February 13, 2008 in Business

Bain Capital modifies offer to buy 3Com

From Wire Reports The Spokesman-Review
 

Bain Capital Partners on Tuesday disclosed it has offered the U.S. government several concessions to get national security approval for a proposed $2.2 billion buyout of 3Com Corp.

“We have put on the table robust mitigation proposals that offer significant structural and security safeguards to American national security interests,” Bain Capital, a private equity firm, said in a statement to the Associated Press.

According to a source familiar with the matter who was not authorized to speak publicly about the deal, one of the proposals under discussion among the companies and the government is the divestment of Tipping Point, a unit of 3Com that makes network security software.

The proposed acquisition in September of 3Com, a network equipment maker, set off alarm bells in Washington. Lawmakers and the Bush administration expressed concerns that sensitive military technology could be transferred to China via a 16.5 percent stake held by Huawei, a Shenzen-based telecommunications company with ties to the Chinese government.

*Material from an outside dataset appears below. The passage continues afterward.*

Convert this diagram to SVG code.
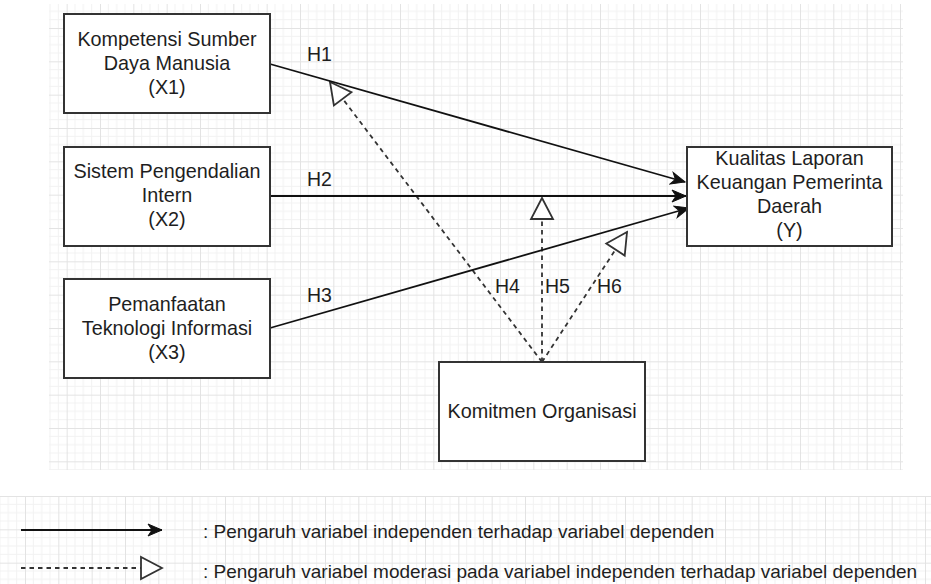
<svg xmlns="http://www.w3.org/2000/svg" width="931" height="584" viewBox="0 0 931 584">
<style>
.box{fill:#fff;stroke:#333;stroke-width:2}
.t{font-family:"Liberation Sans",Arial,sans-serif;font-size:19.8px;fill:#1e1e1e;text-anchor:middle}
.lbl{font-family:"Liberation Sans",Arial,sans-serif;font-size:19.5px;fill:#1e1e1e}
.leg{font-family:"Liberation Sans",Arial,sans-serif;font-size:19px;fill:#1e1e1e}
.solid{fill:none;stroke:#111;stroke-width:1.8}
.dash{fill:none;stroke:#333;stroke-width:1.8;stroke-dasharray:4.5 4}
</style>
<defs>
<pattern id="gridTop" patternUnits="userSpaceOnUse" x="0" y="28" width="33.333" height="33.333">
<path d="M8.333 0V33.333M16.667 0V33.333M25 0V33.333M0 8.333H33.333M0 16.667H33.333M0 25H33.333" stroke="#f2f2f2" stroke-width="1" fill="none"/>
<path d="M0.5 0V33.333M0 0.5H33.333" stroke="#e3e3e3" stroke-width="1" fill="none"/>
</pattern>
<pattern id="gridLeg" patternUnits="userSpaceOnUse" x="25" y="496" width="33.333" height="33.333">
<path d="M8.333 0V33.333M16.667 0V33.333M25 0V33.333M0 8.333H33.333M0 16.667H33.333M0 25H33.333" stroke="#f2f2f2" stroke-width="1" fill="none"/>
<path d="M0.5 0V33.333M0 0.5H33.333" stroke="#e3e3e3" stroke-width="1" fill="none"/>
</pattern>
<marker id="arr" markerUnits="userSpaceOnUse" viewBox="-15 -8 16 16" refX="0" refY="0" markerWidth="16" markerHeight="16" orient="auto">
<path d="M0,0 L-14,-6 L-10,0 L-14,6 Z" fill="#111" stroke="#111" stroke-width="1"/>
</marker>
<marker id="tri" markerUnits="userSpaceOnUse" viewBox="-23 -13 25 26" refX="0" refY="0" markerWidth="25" markerHeight="26" orient="auto">
<path d="M0,0 L-21,-11 L-21,11 Z" fill="#fff" stroke="#333" stroke-width="1.8" stroke-linejoin="miter"/>
</marker>
</defs>
<rect width="931" height="584" fill="#fff"/>
<rect x="49" y="4" width="854" height="466" fill="url(#gridTop)"/>
<rect x="0" y="496" width="931" height="88" fill="url(#gridLeg)"/>

<g id="connectors">
<line class="dash" x1="542" y1="362" x2="330" y2="82" marker-end="url(#tri)"/>
<line class="dash" x1="542" y1="362" x2="542" y2="198" marker-end="url(#tri)"/>
<line class="dash" x1="542" y1="362" x2="627" y2="232" marker-end="url(#tri)"/>
<line class="solid" x1="270" y1="64" x2="685" y2="182" marker-end="url(#arr)"/>
<line class="solid" x1="270" y1="196" x2="686" y2="196" marker-end="url(#arr)"/>
<line class="solid" x1="270" y1="328" x2="689" y2="208" marker-end="url(#arr)"/>
<text class="lbl" x="307" y="61">H1</text>
<text class="lbl" x="307" y="186">H2</text>
<text class="lbl" x="307" y="302">H3</text>
<text class="lbl" x="495" y="293">H4</text>
<text class="lbl" x="545" y="293">H5</text>
<text class="lbl" x="597" y="293">H6</text>
</g>

<g id="x1">
<rect class="box" x="64" y="14" width="206" height="99"/>
<text class="t" x="167" y="46">Kompetensi Sumber</text>
<text class="t" x="167" y="70">Daya Manusia</text>
<text class="t" x="167" y="94">(X1)</text>
</g>
<g id="x2">
<rect class="box" x="64" y="147" width="206" height="99"/>
<text class="t" x="167" y="178">Sistem Pengendalian</text>
<text class="t" x="167" y="202">Intern</text>
<text class="t" x="167" y="226">(X2)</text>
</g>
<g id="x3">
<rect class="box" x="64" y="279" width="206" height="99"/>
<text class="t" x="167" y="311">Pemanfaatan</text>
<text class="t" x="167" y="335">Teknologi Informasi</text>
<text class="t" x="167" y="359">(X3)</text>
</g>
<g id="y">
<rect class="box" x="687" y="147" width="205" height="99"/>
<text class="t" x="789.5" y="165">Kualitas Laporan</text>
<text class="t" x="789.5" y="189">Keuangan Pemerinta</text>
<text class="t" x="789.5" y="213">Daerah</text>
<text class="t" x="789.5" y="237">(Y)</text>
</g>
<g id="komitmen">
<rect class="box" x="439" y="362" width="206" height="99"/>
<text class="t" x="542" y="418">Komitmen Organisasi</text>
</g>

<g id="legend">
<line class="solid" x1="21" y1="530" x2="162" y2="530" marker-end="url(#arr)"/>
<line class="dash" x1="21" y1="568" x2="162" y2="568" marker-end="url(#tri)" stroke-dashoffset="0"/>
<text class="leg" x="203" y="538">: Pengaruh variabel independen terhadap variabel dependen</text>
<text class="leg" x="203" y="578">: Pengaruh variabel moderasi pada variabel independen terhadap variabel dependen</text>
</g>
</svg>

Fitness equipment maker Nautilus Inc. said Tuesday that it will close a call center in Canada and move those operations to its Vancouver, Wash., headquarters.

The consolidation of its direct sales call centers serving North America will reduce administration, systems and training costs, according to the company. The move is expected to take place during the second quarter.

The move will cut 40 jobs at the Winnipeg site and add several new positions in Vancouver, the company said.

Shares of Nautilus rose 40 cents, or 9.1 percent, to $4.81 Tuesday.

Levi Strauss & Co. shook off a sales slowdown in the United States late last year to boost its profit for the ninth straight quarter and cap the jeans maker’s best year in more than a decade.

The San Francisco-based company said Tuesday that it earned $267 million during its fiscal fourth quarter, which ended Nov. 25, more than double the $96 million profit for the same time in 2006.

Most of Levi’s fourth-quarter earnings gain stemmed from changes in the company’s tax accounting, driven by its improving performance and revisions made after discussions with the Internal Revenue Service.

Levi would have made more money even without the tax benefits. The company recorded a fourth-quarter operating profit of $190 million, up 12 percent from $170 million in the comparable 2006 period.